** OBJECTIVE **
Below are some records: retype them all exactly, but not the pictures.

** MATERIAL SUPPLIED **
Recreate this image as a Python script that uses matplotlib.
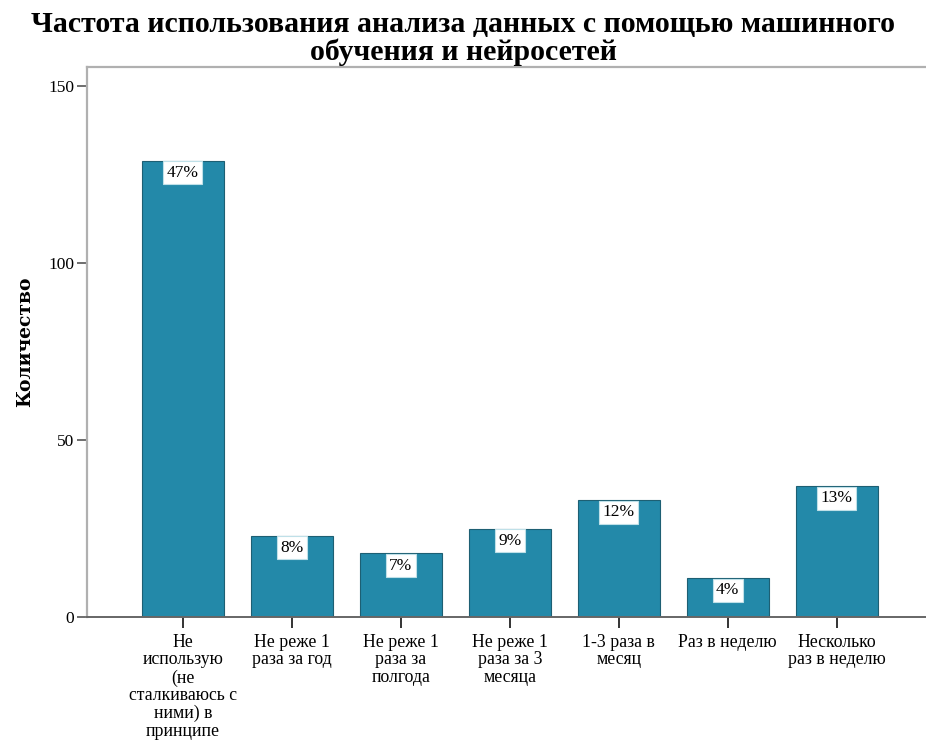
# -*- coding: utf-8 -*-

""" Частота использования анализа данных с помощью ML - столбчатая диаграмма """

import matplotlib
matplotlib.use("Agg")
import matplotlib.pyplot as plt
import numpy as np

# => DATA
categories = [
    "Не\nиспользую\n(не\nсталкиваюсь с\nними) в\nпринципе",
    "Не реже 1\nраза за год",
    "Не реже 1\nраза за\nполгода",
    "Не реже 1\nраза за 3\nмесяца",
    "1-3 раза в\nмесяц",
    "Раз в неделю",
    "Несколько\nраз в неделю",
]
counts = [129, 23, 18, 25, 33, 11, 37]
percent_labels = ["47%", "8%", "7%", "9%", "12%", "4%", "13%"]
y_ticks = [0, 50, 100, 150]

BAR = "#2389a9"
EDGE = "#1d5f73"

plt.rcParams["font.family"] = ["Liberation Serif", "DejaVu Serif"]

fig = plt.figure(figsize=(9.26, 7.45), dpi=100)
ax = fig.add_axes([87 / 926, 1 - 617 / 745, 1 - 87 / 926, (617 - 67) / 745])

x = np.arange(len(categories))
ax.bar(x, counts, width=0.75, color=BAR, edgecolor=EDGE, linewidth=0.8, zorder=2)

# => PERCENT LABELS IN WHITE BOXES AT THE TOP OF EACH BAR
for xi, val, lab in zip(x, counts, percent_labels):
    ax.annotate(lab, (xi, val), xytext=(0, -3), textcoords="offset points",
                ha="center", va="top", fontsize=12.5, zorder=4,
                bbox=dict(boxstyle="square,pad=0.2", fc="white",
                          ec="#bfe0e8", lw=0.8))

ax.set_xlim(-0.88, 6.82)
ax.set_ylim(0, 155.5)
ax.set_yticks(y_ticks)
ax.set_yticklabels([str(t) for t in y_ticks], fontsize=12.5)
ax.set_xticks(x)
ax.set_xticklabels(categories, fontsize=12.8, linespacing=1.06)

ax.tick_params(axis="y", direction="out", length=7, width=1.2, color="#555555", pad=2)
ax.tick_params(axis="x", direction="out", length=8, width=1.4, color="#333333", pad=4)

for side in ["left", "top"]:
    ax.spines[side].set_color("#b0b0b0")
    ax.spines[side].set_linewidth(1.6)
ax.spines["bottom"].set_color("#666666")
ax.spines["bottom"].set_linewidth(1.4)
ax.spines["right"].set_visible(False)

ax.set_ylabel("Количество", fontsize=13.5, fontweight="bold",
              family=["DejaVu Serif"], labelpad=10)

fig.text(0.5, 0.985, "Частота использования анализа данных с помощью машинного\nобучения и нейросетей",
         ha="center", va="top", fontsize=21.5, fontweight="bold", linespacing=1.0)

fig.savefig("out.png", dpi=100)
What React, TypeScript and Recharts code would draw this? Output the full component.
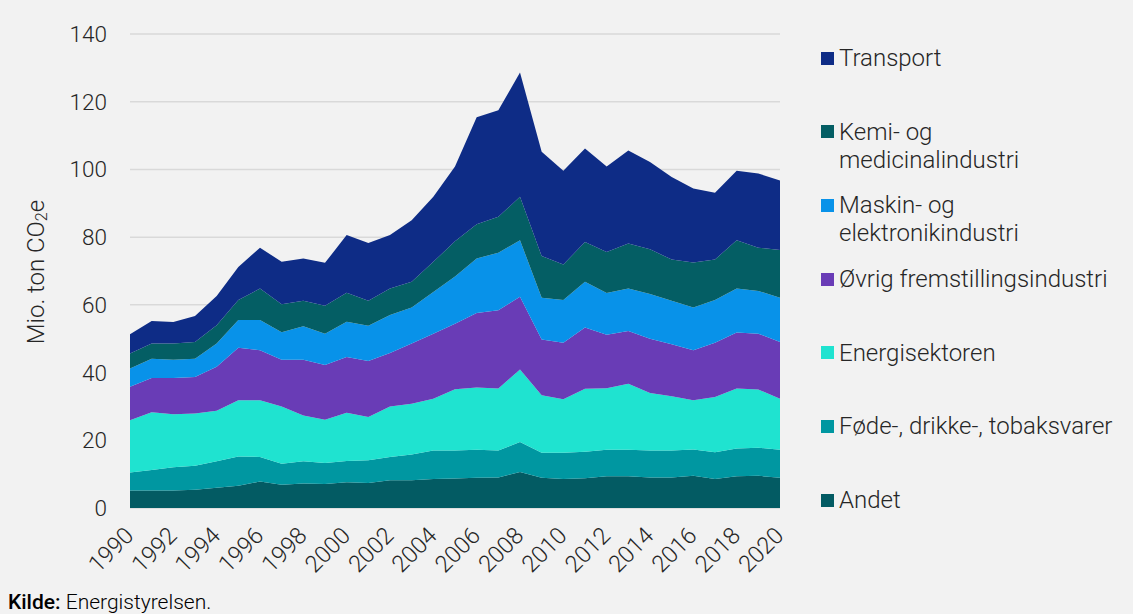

** CORRECT OUTPUT **
Recreate this image as a Python script that uses matplotlib.
# -*- coding: utf-8 -*-

""" Частота использования анализа данных с помощью ML - столбчатая диаграмма """

import matplotlib
matplotlib.use("Agg")
import matplotlib.pyplot as plt
import numpy as np

# => DATA
categories = [
    "Не\nиспользую\n(не\nсталкиваюсь с\nними) в\nпринципе",
    "Не реже 1\nраза за год",
    "Не реже 1\nраза за\nполгода",
    "Не реже 1\nраза за 3\nмесяца",
    "1-3 раза в\nмесяц",
    "Раз в неделю",
    "Несколько\nраз в неделю",
]
counts = [129, 23, 18, 25, 33, 11, 37]
percent_labels = ["47%", "8%", "7%", "9%", "12%", "4%", "13%"]
y_ticks = [0, 50, 100, 150]

BAR = "#2389a9"
EDGE = "#1d5f73"

plt.rcParams["font.family"] = ["Liberation Serif", "DejaVu Serif"]

fig = plt.figure(figsize=(9.26, 7.45), dpi=100)
ax = fig.add_axes([87 / 926, 1 - 617 / 745, 1 - 87 / 926, (617 - 67) / 745])

x = np.arange(len(categories))
ax.bar(x, counts, width=0.75, color=BAR, edgecolor=EDGE, linewidth=0.8, zorder=2)

# => PERCENT LABELS IN WHITE BOXES AT THE TOP OF EACH BAR
for xi, val, lab in zip(x, counts, percent_labels):
    ax.annotate(lab, (xi, val), xytext=(0, -3), textcoords="offset points",
                ha="center", va="top", fontsize=12.5, zorder=4,
                bbox=dict(boxstyle="square,pad=0.2", fc="white",
                          ec="#bfe0e8", lw=0.8))

ax.set_xlim(-0.88, 6.82)
ax.set_ylim(0, 155.5)
ax.set_yticks(y_ticks)
ax.set_yticklabels([str(t) for t in y_ticks], fontsize=12.5)
ax.set_xticks(x)
ax.set_xticklabels(categories, fontsize=12.8, linespacing=1.06)

ax.tick_params(axis="y", direction="out", length=7, width=1.2, color="#555555", pad=2)
ax.tick_params(axis="x", direction="out", length=8, width=1.4, color="#333333", pad=4)

for side in ["left", "top"]:
    ax.spines[side].set_color("#b0b0b0")
    ax.spines[side].set_linewidth(1.6)
ax.spines["bottom"].set_color("#666666")
ax.spines["bottom"].set_linewidth(1.4)
ax.spines["right"].set_visible(False)

ax.set_ylabel("Количество", fontsize=13.5, fontweight="bold",
              family=["DejaVu Serif"], labelpad=10)

fig.text(0.5, 0.985, "Частота использования анализа данных с помощью машинного\nобучения и нейросетей",
         ha="center", va="top", fontsize=21.5, fontweight="bold", linespacing=1.0)

fig.savefig("out.png", dpi=100)
What React, TypeScript and Recharts code would draw this? Output the full component.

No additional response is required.